Monday, December 25, 2023

On language yet again

 What is language, after all ? Consider a system.  Let this system have subsystems capable of epistemic, volitional and doxastic states. The epistemic and doxastic states can refer to (partial) aspects of the system, its subsystems and their relations, both present, past, future, possible or alternative, counterfactual. Between two subsystems there are channels. The structure of a channel at a given time or interval is called communication data. The meaning of the data is the communion data plus the context which roughly speaking is nothing but the global present and past history of the system, but more specifically the present and past history of the system as it relates to the sender and receiver. This history will of course in turn involve communication.  But subsystems' doxastic, epistemic and volition states also employ data in the configuration of their internal states - thus the symbolic mirroring of the macrocosm in the microcosm - which must bear at least analogy to the communication data of channels. These states evolve, are learned or discovered in the context of communication.  I am happy must include both a state for happiness and a state for awareness with a parameter which represents the happiness state and the time in which the actual happiness state obtains. Of course internal representation can depend on context too. The ideal of mathematical and scientific language and knowledge is that it is maximally context-independent. A major feature that cannot be overlooked involves the growth, disappearance and reproduction of subsystems. UDIL is a good tool for formalizing the objects of knowledge, the states of affairs of subsystems and the total system. Another problem is the existence of a plurality of languages, including modes of expression and interpretation. One can even wonder if there are as many languages as subsystems.

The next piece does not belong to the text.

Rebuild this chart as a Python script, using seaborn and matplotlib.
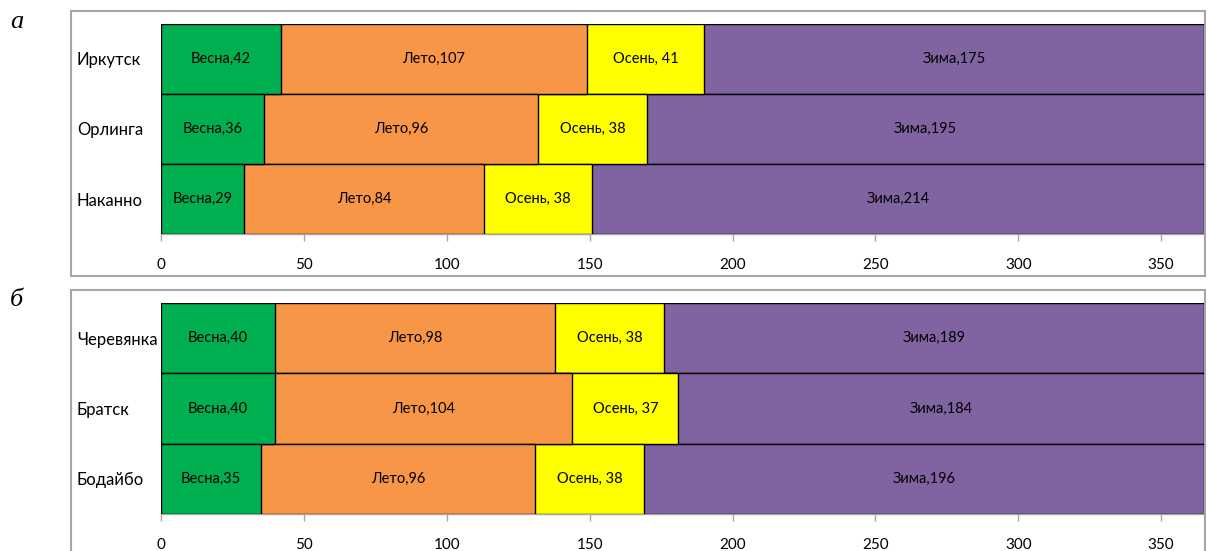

Thus the meaning of communication data or representation data is in general  a function of particular subsystems (for instance the sender and receiver) as well as their state and state-history which will implicate large parts of the whole system and its history.

A very good formalism for these kind of systems is found in the Object Specification Logic of Sernadas et al. Takahara's general systems theory, which is clearly inspired by classical control theory, needs to be improved and reworked in the following form. We are given an input space $X$ with special do-nothing element $\bullet$, a state space $Q$ and an output space $Y$ also with a show-nothing element $\bullet$. Let $T$ represent linearly-ordered time.

Then a (in general non-deterministic) system is a correspondence $\mathcal{S}:  X^T \rightarrow \mathcal{P}((Q\times Y)^T)$. We can easily define all the core notions as well as feedback and interconnection of systems.  But of course each $Q_i$ will be very complex to be able to represent states of the entire system, etc. Also $Q$ will in general have a part $Q'$ which will have spatial determination $Q' \rightarrow \mathbb{R}^3$. If the spatial extent of the system varies then in a way $Q$ also varies. Thus there are reasons to extend the definition of system to sheaves.

Hegel is not an easy or even very clear writer. But therein are many important concepts and observations couched in an unfamiliar language that can be studied in a perhaps more through and lucid way both in previous (there is a huge amount of implicit reference and borrowing in Hegel)  and posterior philosophy. Aristotle, Sextus Empiricus, Augustine, Proclus,  Cusanus, Spinoza, Malebranche, the 'esoteric' Leibniz of Russell and Gödel,  Lotze, Bolzano, Brentano, McTaggart's commentary of Hegel's Logic and  Hofstadter's Gödel, Escher, Bach are to be noted. Hegel's core notions and valid observations are found in a more thorough and lucid form both before and afterwards, even rediscovered in mathematical logic,  category theory, computer science and general systems theory.